A Review of Theoretical and Experimental Aspects of Imaging the Elastic Attributes of Tissue In Vivo

Abstract

3 The literature describing the gross mechanical properties of tissues is primarily concerned with muscle (skeletal and cardiac) as well as with blood vessel walls [1]. Relatively little has been written about the mechanical properties of other normal and pathological tissues. Pathological changes are generally correlated with changes in tissue elastic modulus; in fact, the standard medical practice of soft tissue palpation is based on qualitative, low-resolution assessment of the static elastic modulus of tissue. Many cancers, such as scirrhous carcinoma of the breast, appear as extremely hard nodules [2]. In quite a few cases, despite the difference in elastic modulus, the small size of a pathological lesion and/or its location deep in the body precludes its detection and evaluation by palpation. In general, the lesion may or may not possess echogenic properties that could make it ultrasonically detectable. For example, tumors of the prostate or the breast could be invisible in standard ultrasound examinations, yet be much harder than the embedding tissue. Diffuse diseases such as cirrhosis of the liver are known to significantly reduce the elastic modulus of the liver tissue as a whole [2], yet they may appear normal in conventional ultrasound examination. Because the ultrasonic echogenicity and the elasticity of tissue are generally uncorrelated, it is expected that imaging tissue elastic modulus will provide new information that is related to tissue structure and/or pathology (Fig. 1). Biological tissues can be considered as approximating homogeneous gels [3]. Different modes of elastic wave propagation in such media are determined primarily by their bulk (K) and shear (G) elastic moduli.

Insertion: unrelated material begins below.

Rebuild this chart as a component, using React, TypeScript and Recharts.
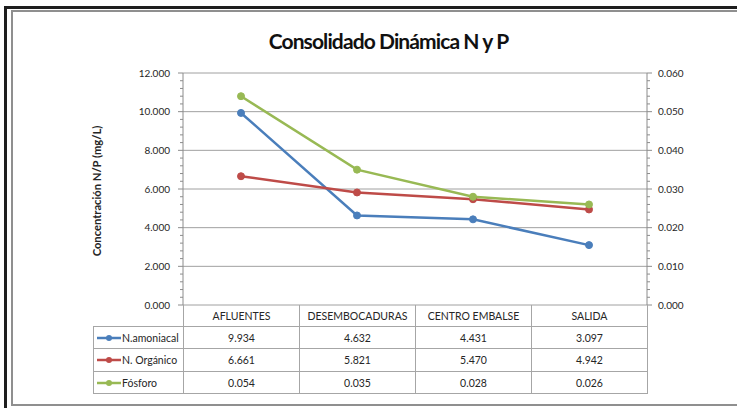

In biological soft tissues, the value of K far exceeds that of G. The bulk properties (and hence the ultrasonic properties) are determined by the molecular composition of the tissue [1], whereas the shear properties are determined by the higher level of tissue organization [3]. Because deformable soft tissues are essentially volume incompressible (i.e., Poisson ratio, ~0.5), their shear moduli are proportional to their longitudinal (Young’s) moduli [4]. It follows that estimation and imaging of the Young’s moduli of tissue should in principle convey information about their shear properties, and hence about the higher level of tissue organization.